Вдобавок с утра зарядил этот поганый дождь. Мы дважды сменились с Иваном Сергеичем на веслах, и к вечеру я бросил руль, чтобы сменить его в третий раз. Вот тут мне пришлось побеседовать с Лизой, как она этого ни избегала.
Я поднялся с места, и она поднялась. Мы гребли на пару, — предполагалось ведь, что я ещё слабенький после болезни; иначе какого чорта мне было тащиться с ней в экспедицию, а не идти в море? О том, что при слове «вода» и «волна» у меня поджилки дрожат, я же ей ничего не рассказывал.
— Нет уж, — сказал я, когда она поднялась с места. — Отдохните там, за бидончиками. Справлюсь как-нибудь.
Не отвечая, она перелезла через кладь, пошла к веслам. Я взял весла и уселся посреди скамьи.
— Не валяйте дурака, — сказала она.
— Это вы не валяйте.
— Вы же скиснете через полчаса.
— А вы полюбуйтесь на свои руки. — Я посмотрел на её руки. На ту, которую я целовал. Она забинтовала её носовым платком, и, когда сняла платок, вся середина платка была в крови.

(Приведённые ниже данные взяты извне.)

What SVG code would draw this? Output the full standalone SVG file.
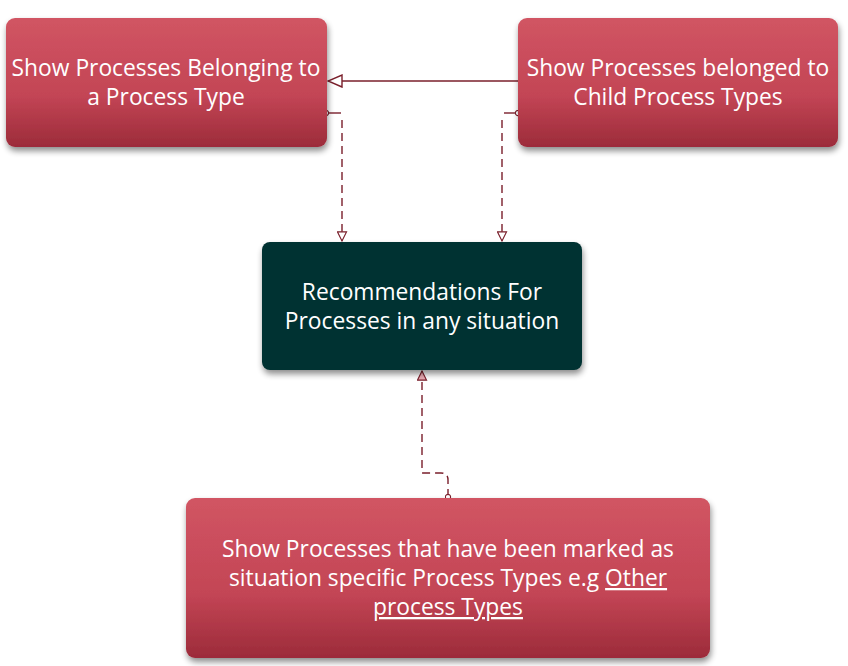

— Ну уж это не ваша забота.
— Не спорьте и садитесь на место, — сказал я, начиная сердиться всерьез. В конце концов должен быть предел всякому упрямству. — Сказал: не дам — и не дам. Если вы сами не понимаете, что можно и чего нельзя делать, то я вас научу.
Она молча повернулась и полезла на свое место. Иван Сергеич хрипел, отплевывался, кашлял и смотрел на меня веселыми глазками: ему понравилось, как я с ней поговорил. Все же понимали, как она упряма.
Я скис не через полчаса, как мне было сказано, а часа через четыре. Но зато — как! Вылезая из лодки на берег, я поясницы не мог разогнуть, так она болела. Больше в этот день решено было не плыть, все мы были порядком измучены, а дождик как раз перестал, и на берегу у костра можно было хоть немного обсохнуть.
С костром, однако, ничего не получилось. По берегу стоял низкорослый еловый лесок, валежнику было достаточно, но, сколько мы ни плескали на сучья бензина, мокрое дерево только пускало пар и не разгоралось. Пришлось распаковывать ящик и доставать примус, и до чего же это было нелепое зрелище — примус с поставленной на него кастрюлькой, шипевший в тундре!
Я натаскал валежнику, принес воды и растянул с Иваном Сергеичем палатку. На этом, считал я, мои обязанности закончены. Тогда я взял свой бушлат, выбрал елку поразвесистей и улегся на мху у корневища, где посуше. Мне нужно было всё-таки понять, — что же произошло? Что произошло такое, отчего она стала шарахаться от меня, да, именно шарахаться? Лежа под елочкой, я пришел к невеселому для себя выводу, что дело объясняется чрезвычайно просто. Ей, как говорится, было плевать на меня — вот и всё. А то, что произошло ночью, объяснялось ещё проще. Когда я взял и поцеловал её руку, она просто перепугалась. Она перепугалась, как любая девчонка на её месте, и не знала, что ей делать, — выскочить из палатки, разбудить Ивана Сергеича или же по-товарищески, попросту сказать: «Женя, голубчик, идите-ка к себе. День завтра трудный». В конце концов я всё-таки не хулиган, не Аркашка, который на моих глазах приставал к ней в гостинице, и она это понимает.